June 19 (Bloomberg) -- Electromagnetic GeoServices ASA, a surveyor of underwater oil and gas fields, rose the most on Oslo’s OBX index of most-traded stocks after an agreement to map the Barents Sea eased concerns about its order backlog.
Shares in the Trondheim, Norway-based company climbed as much as 3.3 percent, the most in almost a week, and were 2.1 percent higher at 9.795 kroner as of 9:25 a.m. in the Norwegian capital. Today’s performance ended a three-day run of losses.
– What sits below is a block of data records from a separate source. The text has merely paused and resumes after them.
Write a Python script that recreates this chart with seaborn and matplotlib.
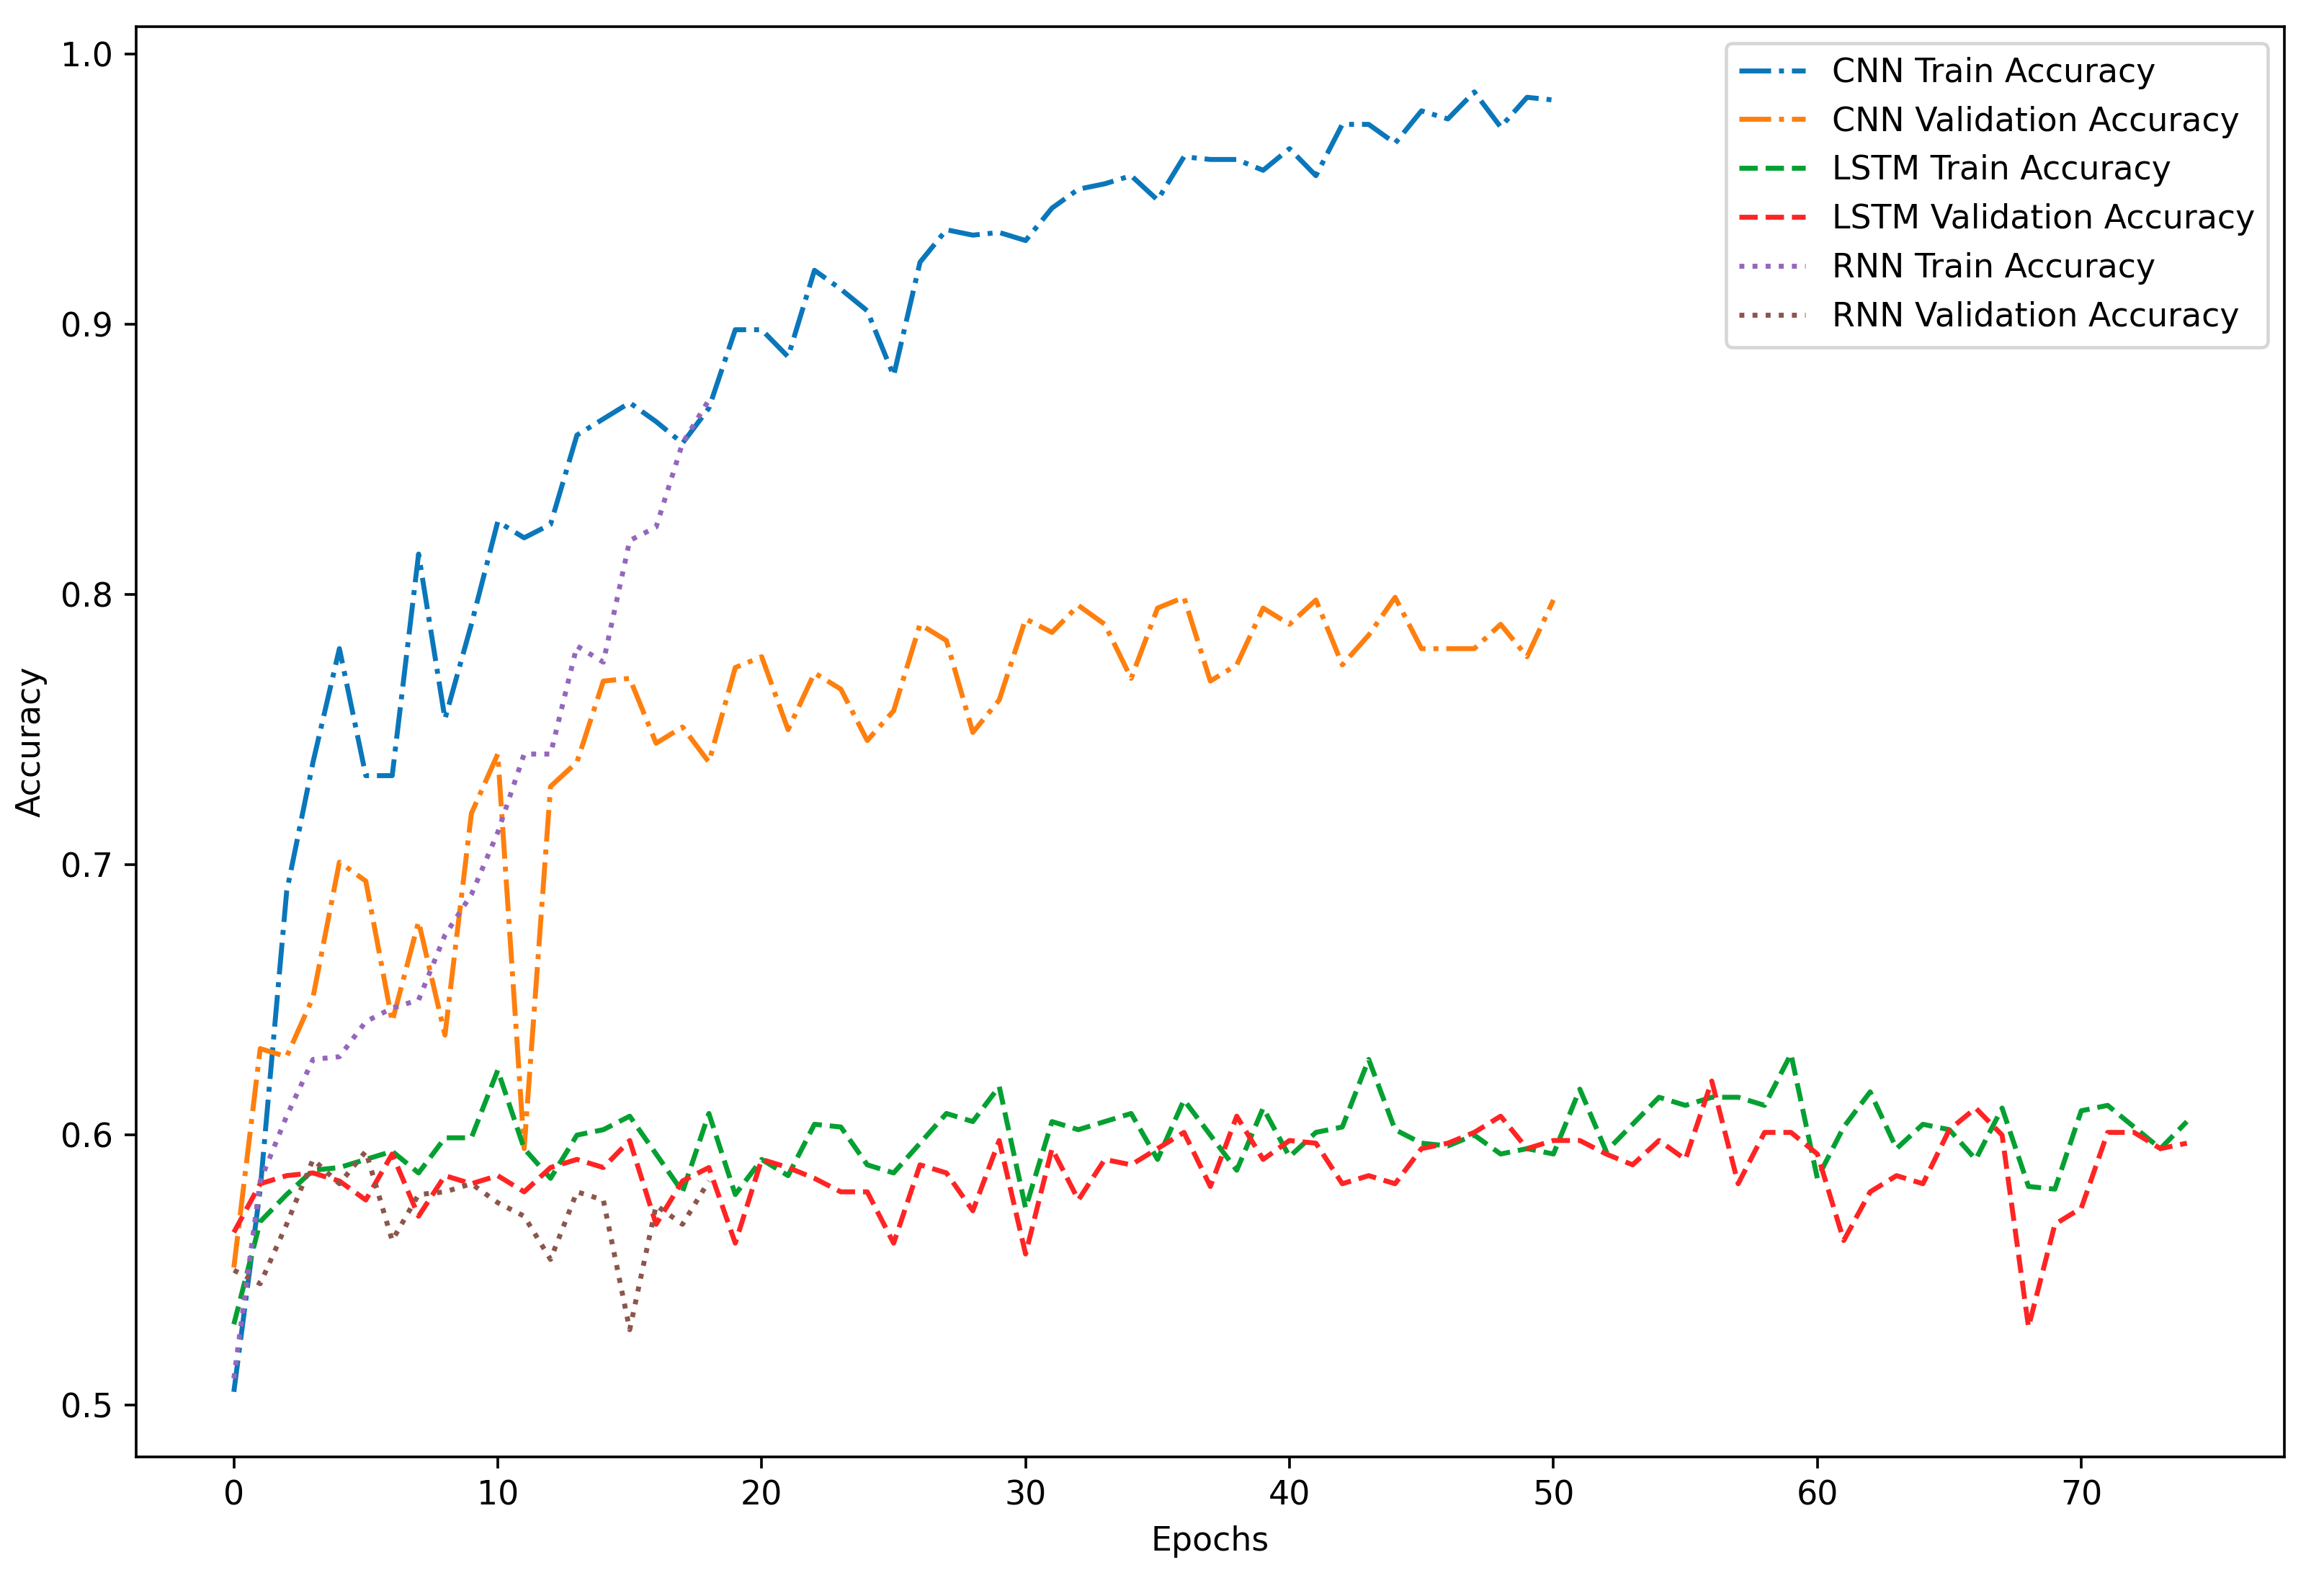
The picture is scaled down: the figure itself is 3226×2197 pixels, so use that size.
import numpy as np
import pandas as pd
import matplotlib
matplotlib.use("Agg")
import matplotlib.pyplot as plt
import seaborn as sns

# ---- data ----
cnn_train = [0.505, 0.580, 0.690, 0.738, 0.780, 0.733, 0.733, 0.815, 0.754, 0.789,
             0.827, 0.821, 0.826, 0.859, 0.865, 0.871, 0.864, 0.856, 0.869, 0.898,
             0.898, 0.888, 0.920, 0.913, 0.905, 0.881, 0.923, 0.935, 0.933, 0.934,
             0.931, 0.943, 0.950, 0.952, 0.955, 0.946, 0.962, 0.961, 0.961, 0.957,
             0.965, 0.955, 0.974, 0.974, 0.967, 0.979, 0.976, 0.986, 0.973, 0.984,
             0.983]
cnn_val = [0.551, 0.632, 0.629, 0.651, 0.701, 0.694, 0.642, 0.679, 0.637, 0.719,
           0.741, 0.595, 0.729, 0.738, 0.768, 0.769, 0.745, 0.751, 0.738, 0.773,
           0.777, 0.750, 0.771, 0.765, 0.746, 0.757, 0.789, 0.783, 0.749, 0.761,
           0.791, 0.786, 0.796, 0.789, 0.769, 0.795, 0.799, 0.768, 0.774, 0.795,
           0.789, 0.798, 0.774, 0.785, 0.799, 0.780, 0.780, 0.780, 0.789, 0.777,
           0.798]
lstm_train = [0.530, 0.568, 0.578, 0.587, 0.588, 0.591, 0.594, 0.586, 0.599, 0.599,
              0.624, 0.595, 0.584, 0.600, 0.602, 0.607, 0.593, 0.579, 0.608, 0.578,
              0.591, 0.585, 0.604, 0.603, 0.589, 0.586, 0.597, 0.608, 0.605, 0.618,
              0.573, 0.605, 0.602, 0.605, 0.608, 0.591, 0.613, 0.600, 0.587, 0.610,
              0.592, 0.601, 0.603, 0.628, 0.602, 0.597, 0.596, 0.600, 0.593, 0.595,
              0.593, 0.617, 0.594, 0.604, 0.614, 0.611, 0.614, 0.614, 0.611, 0.630,
              0.584, 0.603, 0.616, 0.595, 0.604, 0.602, 0.591, 0.610, 0.581, 0.580,
              0.609, 0.611, 0.603, 0.595, 0.605]
lstm_val = [0.564, 0.582, 0.585, 0.586, 0.583, 0.576, 0.593, 0.570, 0.585, 0.582,
            0.585, 0.579, 0.588, 0.591, 0.588, 0.598, 0.567, 0.583, 0.588, 0.560,
            0.591, 0.588, 0.584, 0.579, 0.579, 0.560, 0.589, 0.586, 0.572, 0.598,
            0.556, 0.595, 0.576, 0.591, 0.589, 0.595, 0.601, 0.581, 0.607, 0.591,
            0.598, 0.597, 0.582, 0.585, 0.582, 0.595, 0.597, 0.601, 0.607, 0.595,
            0.598, 0.598, 0.593, 0.589, 0.598, 0.591, 0.620, 0.582, 0.601, 0.601,
            0.593, 0.561, 0.579, 0.585, 0.582, 0.602, 0.610, 0.600, 0.529, 0.567,
            0.573, 0.601, 0.601, 0.595, 0.597]
rnn_train = [0.510, 0.583, 0.607, 0.628, 0.629, 0.642, 0.647, 0.650, 0.674, 0.689,
             0.712, 0.741, 0.741, 0.781, 0.775, 0.820, 0.825, 0.856, 0.872]
rnn_val = [0.550, 0.545, 0.567, 0.591, 0.582, 0.594, 0.561, 0.578, 0.579, 0.582,
           0.575, 0.570, 0.554, 0.579, 0.576, 0.528, 0.574, 0.567, 0.583]

series_names = ["CNN Train Accuracy", "CNN Validation Accuracy",
                "LSTM Train Accuracy", "LSTM Validation Accuracy",
                "RNN Train Accuracy", "RNN Validation Accuracy"]
series_values = [cnn_train, cnn_val, lstm_train, lstm_val, rnn_train, rnn_val]
colors = ["#0a77bb", "#ff7f0e", "#05a032", "#ff2424", "#9467bd", "#8c564b"]
styles = ["-.", "-.", "--", "--", ":", ":"]

DPI = 330
plt.rcParams['font.family'] = ['DejaVu Sans']
fig, ax = plt.subplots(figsize=(3226 / DPI, 2197 / DPI), dpi=DPI)
fig.subplots_adjust(left=0.0586, right=0.983, top=0.983, bottom=0.0797)

for name, vals, c, ls in zip(series_names, series_values, colors, styles):
    df = pd.DataFrame({"Epochs": np.arange(len(vals)), "Accuracy": vals})
    sns.lineplot(data=df, x="Epochs", y="Accuracy", ax=ax, color=c,
                 linestyle=ls, linewidth=1.5, label=name)

ax.set_xlabel("Epochs")
ax.set_ylabel("Accuracy")
ax.set_xticks([0, 10, 20, 30, 40, 50, 60, 70])
ax.set_yticks([0.5, 0.6, 0.7, 0.8, 0.9, 1.0])
ax.legend(loc="upper right")

fig.savefig("out.png", dpi=DPI)
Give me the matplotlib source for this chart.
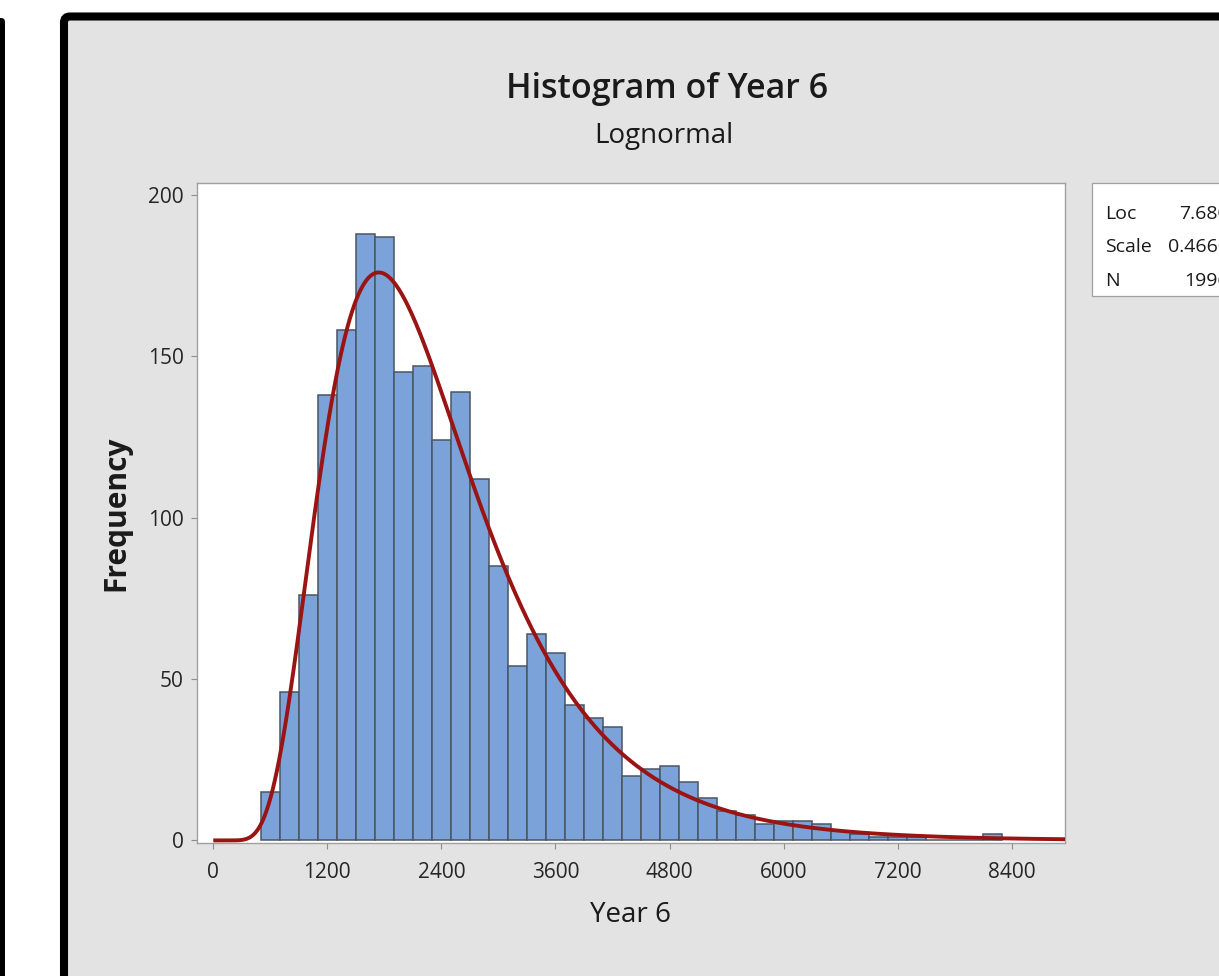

EMGS signed a deal with TGS Nopec Geophysical ASA, Norway’s largest seismic surveyor, to invest in a 3D electromagnetic multiclient survey covering about 3,300 square kilometres (2,050 square miles) in the Hoop area of the Barents Sea, the companies said in a statement. EMGS will get access to TGS’s 2D seismic data and TGS will be able to use the survey’s 3D data to plan further work in the area, they said.
“It’s positive to see EMGS getting access to TGS’s 2D data to plan and integrate the survey and to get access to TGS’s salesforce,” Pareto Securities ASA said in an e-mailed note. “We estimate that EMGS now has a firm backlog for second-quarter execution of about $45 million,” compared with the broker’s own estimate of $52 million and market consensus of $51 million, it said.
EMGS, which uses electromagnetic technology to search for oil and gas under the seabed, has declined more than 27 percent during the last 12 months amid investor concern that the company lacked enough contracts for next year. The company’s method of mapping the seabed competes with the seismic technology employed by companies such as Schlumberger Ltd. and Petroleum Geo-Services ASA.
TGS, based in Aker near Oslo, fell 1.5 percent to 188.9 kroner as of 9:25 a.m., curbing its gain during the last 12 months to 21 percent.